Low and slow is the tempo

by Brenon Daly

With most tech vendors having completed the song and dance of financial reports for last year, it’s becoming inescapably clear that a lot more changed than just the calendar when 2018 rolled into 2019. Business boomed last year, but it’s more of a whimper so far this year. That shift is having an impact on the tech M&A market, where acquirers are switching from playing offense to shoring up their defense.

Through the first three quarters of 2018, corporate confidence soared as cash flowed. Double-digit revenue increases, coupled with 20%+ expansion on the bottom line, pushed broad-market equity prices to record levels last summer. In contrast, looking ahead to this summer, earnings at most companies will likely flatline or even shrink slightly. Being stuck in place or falling behind doesn’t inspire businesses to place big, bold bets.

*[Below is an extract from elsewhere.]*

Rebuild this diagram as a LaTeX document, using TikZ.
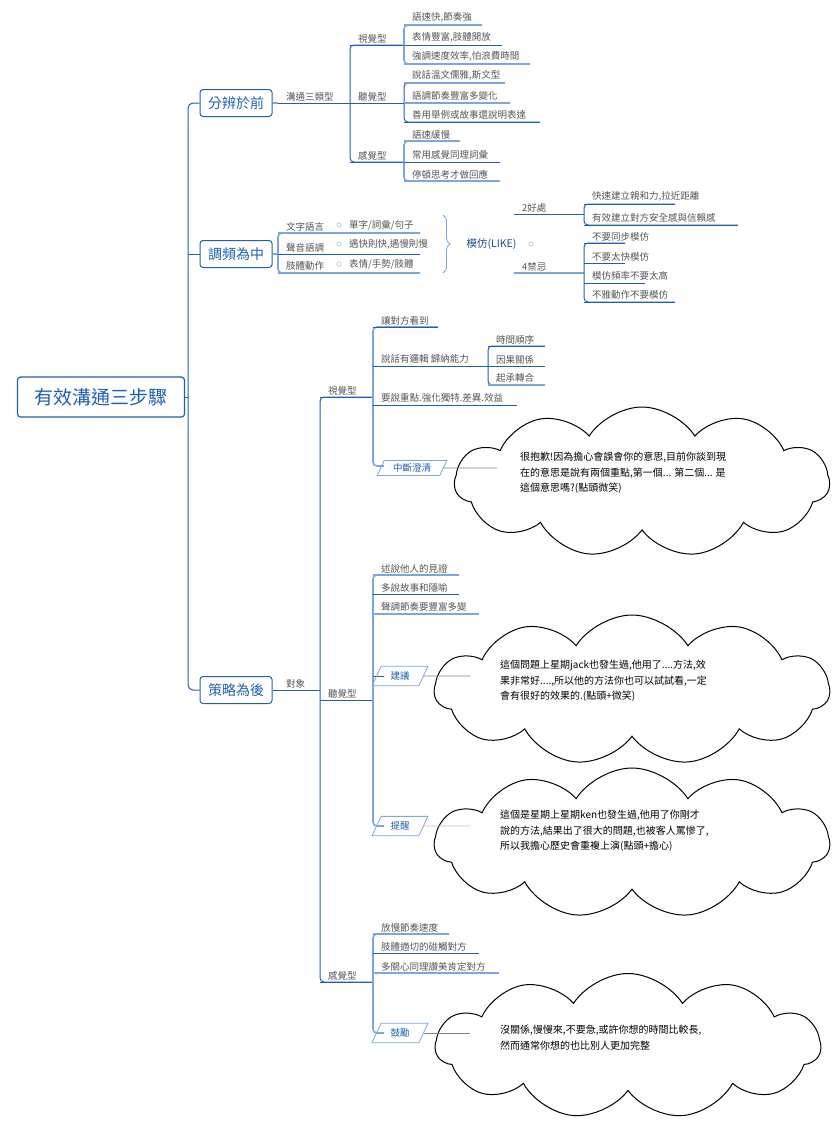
\documentclass[tikz,border=0pt]{standalone}
\usepackage{fontspec}
\setmainfont{Noto Sans CJK TC}
\usetikzlibrary{shapes.symbols,shapes.geometric,decorations.pathreplacing}
\definecolor{dk}{HTML}{1F5FB0}
\definecolor{lt}{HTML}{7EA6DE}
\definecolor{tx}{HTML}{555555}
\begin{document}
\begin{tikzpicture}[x=1pt,y=-1pt,
  lbl/.style={font=\fontsize{9.5}{11}\selectfont,text=tx,inner sep=1pt},
  ln/.style={draw=dk,line width=1pt},
  lnl/.style={draw=lt,line width=1.6pt},
  big/.style={draw=dk,rounded corners=3pt,line width=1pt,text=dk,font=\fontsize{14}{16}\selectfont,minimum width=72pt,minimum height=27pt},
  para/.style={trapezium,trapezium left angle=65,trapezium right angle=115,draw=lt,line width=0.8pt,text=dk,font=\fontsize{9.5}{11}\selectfont,minimum width=56pt,minimum height=15pt,inner sep=1pt},
  cl/.style={cloud,cloud puffs=11,cloud puff arc=115,draw=black,line width=1pt,fill=white,inner sep=0pt},
  ct/.style={font=\fontsize{10}{15.5}\selectfont\itshape,text=black,align=left,anchor=north west,inner sep=0pt},
  mk/.style={draw=lt!80,line width=0.5pt}]
\useasboundingbox (0,0) rectangle (837,1127);
\newcommand\lf[6]{\node[lbl,anchor=south west] (#1) at (#2+7,#3-1) {#5};\draw[#6] (#2,#3) -- (#4,#3);}
% root
\node[draw=dk,rounded corners=3pt,line width=1.2pt,text=dk,font=\fontsize{19}{22}\selectfont,minimum width=167pt,minimum height=40pt] (root) at (101,397) {有效溝通三步驟};
\node[big] (a) at (236,103) {分辨於前};
\node[big] (b) at (236,254) {調頻為中};
\node[big] (c) at (236,690) {策略為後};
\draw[ln,rounded corners=5pt] (a.west) -- (188,103) -- (188,690) -- (c.west);
\draw[ln] (root.east) -- (188,397);
\draw[ln,rounded corners=5pt] (b.west) -- (188,254);
% A
\draw[lnl] (a.east) -- (278,103);
\lf{a1}{278}{103}{350}{溝通三類型}{ln}
\draw[ln,rounded corners=4pt] (405,45) -- (350,45) -- (350,162) -- (405,162);
\lf{v}{350}{45}{405}{視覺型}{ln}
\lf{h}{350}{103}{405}{聽覺型}{ln}
\lf{f}{350}{162}{405}{感覺型}{ln}
\draw[lnl,rounded corners=4pt] (482,25) -- (404,25) -- (404,64) -- (530,64);
\lf{v1}{404}{25}{482}{語速快,節奏強}{lnl}
\lf{v2}{404}{45}{502}{表情豐富,肢體開放}{ln}
\lf{v3}{404}{64}{530}{強調速度效率,怕浪費時間}{lnl}
\draw[ln,rounded corners=4pt] (505,83) -- (404,83) -- (404,122) -- (540,122);
\lf{h1}{404}{83}{505}{說話溫文儒雅,斯文型}{lnl}
\lf{h2}{404}{103}{510}{語調節奏豐富多變化}{lnl}
\lf{h3}{404}{122}{540}{善用舉例或故事還說明表達}{ln}
\draw[lnl,rounded corners=4pt] (460,141) -- (404,141) -- (404,181) -- (500,181);
\lf{f1}{404}{141}{460}{語速緩慢}{lnl}
\lf{f2}{404}{162}{500}{常用感覺同理詞彙}{ln}
\lf{f3}{404}{181}{500}{停頓思考才做回應}{lnl}
% B
\draw[lnl,rounded corners=4pt] (b.east) -- (278,254);
\draw[lnl,rounded corners=4pt] (420,233) -- (278,233) -- (278,273) -- (420,273);
\lf{b1}{278}{233}{420}{文字語言}{lnl}
\lf{b2}{278}{254}{420}{聲音語調}{ln}
\lf{b3}{278}{273}{420}{肢體動作}{lnl}
\foreach \y in {225,244,264} \draw[mk] (339,\y) circle (2.2);
\node[lbl,anchor=west] (b1x) at (348,225) {單字/詞彙/句子};
\node[lbl,anchor=west] (b2x) at (348,244) {遇快則快,遇慢則慢};
\node[lbl,anchor=west] (b3x) at (348,264) {表情/手勢/肢體};
\draw[lt,line width=0.8pt,decorate,decoration={brace,amplitude=7pt}] (443,215) -- (443,273);
\node[font=\fontsize{10.5}{12}\selectfont\itshape,text=dk!80!black,anchor=west] (like) at (463,244) {模仿(LIKE)};
\draw[mk] (531,244) circle (2.2);
\lf{g}{514}{214}{584}{2好處}{ln}
\lf{j}{514}{273}{584}{4禁忌}{lnl}
\draw[ln,rounded corners=4pt] (675,204) -- (584,204) -- (584,225) -- (738,225);
\lf{g1}{584}{204}{675}{快速建立親和力,拉近距離}{ln}
\lf{g2}{584}{225}{738}{有效建立對方安全感與信賴感}{ln}
\draw[ln,rounded corners=4pt] (625,243) -- (584,243) -- (584,302) -- (675,302);
\lf{j1}{584}{243}{625}{不要同步模仿}{ln}
\lf{j2}{584}{263}{625}{不要太快模仿}{ln}
\lf{j3}{584}{283}{645}{模仿頻率不要太高}{ln}
\lf{j4}{584}{302}{675}{不雅動作不要模仿}{ln}
% C
\draw[ln] (c.east) -- (320,690);
\node[lbl,anchor=south west] (obj) at (285,689) {對象};
\draw[ln,rounded corners=4pt] (372,397) -- (320,397) -- (320,982) -- (372,982);
\lf{cv}{320}{397}{372}{視覺型}{ln}
\lf{ch}{320}{700}{372}{聽覺型}{ln}
\lf{cf}{320}{982}{372}{感覺型}{ln}
% C visual
\draw[lnl,rounded corners=4pt] (438,327) -- (373,327) -- (373,466) -- (384,466);
\lf{cv1}{373}{327}{438}{讓對方看到}{ln}
\lf{cv2}{373}{366}{488}{說話有邏輯 歸納能力}{ln}
\lf{cv3}{373}{405}{517}{要說重點.強化獨特.差異.效益}{ln}
\draw[ln,rounded corners=4pt] (545,346) -- (488,346) -- (488,385) -- (545,385);
\lf{cv21}{488}{346}{545}{時間順序}{ln}
\lf{cv22}{488}{366}{545}{因果關係}{ln}
\lf{cv23}{488}{385}{545}{起承轉合}{lnl}
\node[para] (p1) at (412,468) {中斷澄清};
\node[cl,minimum width=375pt,minimum height=150pt] (k1) at (642,482) {};
\draw[gray,line width=0.8pt] (p1.east) -- (497,468);
\node[ct] (t1) at (520,452) {很抱歉!因為擔心會誤會你的意思,目前你談到現\\在的意思是說有兩個重點,第一個... 第二個... 是\\這個意思嗎?(點頭微笑)};
% C auditory
\draw[lnl,rounded corners=4pt] (459,575) -- (373,575) -- (373,826) -- (384,826);
\lf{ch1}{373}{575}{459}{述說他人的見證}{lnl}
\lf{ch2}{373}{594}{459}{多說故事和隱喻}{ln}
\lf{ch3}{373}{614}{479}{聲調節奏要豐富多變}{lnl}
\draw[ln] (373,676) -- (384,676);
\node[para] (p2) at (400,676) {建議};
\node[cl,minimum width=395pt,minimum height=150pt] (k2) at (632,690) {};
\draw[gray,line width=0.8pt] (p2.east) -- (470,676);
\node[ct] (t2) at (500,660) {這個問題上星期jack也發生過,他用了....方法,效\\果非常好....,所以他的方法你也可以試試看,一定\\會有很好的效果的.(點頭+微笑)};
\node[para] (p3) at (400,826) {提醒};
\node[cl,minimum width=395pt,minimum height=150pt] (k3) at (632,843) {};
\draw[lightgray,line width=0.8pt] (p3.east) -- (470,826);
\node[ct] (t3) at (500,810) {這個是星期上星期ken也發生過,他用了你剛才\\說的方法,結果出了很大的問題,也被客人罵慘了,\\所以我擔心歷史會重複上演(點頭+擔心)};
% C feeling
\draw[lnl,rounded corners=4pt] (449,934) -- (373,934) -- (373,1033) -- (384,1033);
\lf{cf1}{373}{934}{449}{放慢節奏速度}{lnl}
\lf{cf2}{373}{953}{479}{肢體適切的碰觸對方}{ln}
\lf{cf3}{373}{973}{499}{多關心同理讚美肯定對方}{lnl}
\node[para] (p4) at (400,1033) {鼓勵};
\node[cl,minimum width=385pt,minimum height=145pt] (k4) at (628,1046) {};
\draw[gray,line width=0.8pt] (p4.east) -- (470,1033);
\node[ct] (t4) at (500,1025) {沒關係,慢慢來,不要急,或許你想的時間比較長,\\然而通常你想的也比別人更加完整};
\end{tikzpicture}
\end{document}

Overall, 451 Research’s M&A KnowledgeBase shows spending on tech deals around the globe has ticked down by more than 10% so far this year compared with the same time last year. But the change in sentiment – and the resulting strategy – comes through even more clearly when we look at the headline prints for 2018 and 2019.

Last year, when seemingly no deal was off the table, the largest tech transaction saw IBM roll the dice on Red Hat. If not a bet-the-company deal, the $33.4bn purchase is at least a make-or-break transaction for the current leadership and its (expensively acquired) reorientation of its cloud business, which it is banking on to spur growth after a protracted slide in revenue at Big Blue.

So far this year, however, acquisition ambitions are a little more muted. This year’s biggest deal, which is one-third smaller than the 2018 blockbuster, is a tried-and-true bit of industry consolidation: Fiserv’s $22bn pickup of First Data. Underscoring 2019’s conservative approach to dealmaking, we would note that Fiserv paid 4x trailing sales in its transaction, while IBM paid 10x trailing sales.

Of course, as Q4 2018 showed, markets can change in an instant. Companies that are riding high one day can drop hard and fast. And while no one is really talking about a recession in 2019, no one is talking about a continuation of last year’s record expansion, either. As business slows, the highly correlated M&A market is likely to follow suit.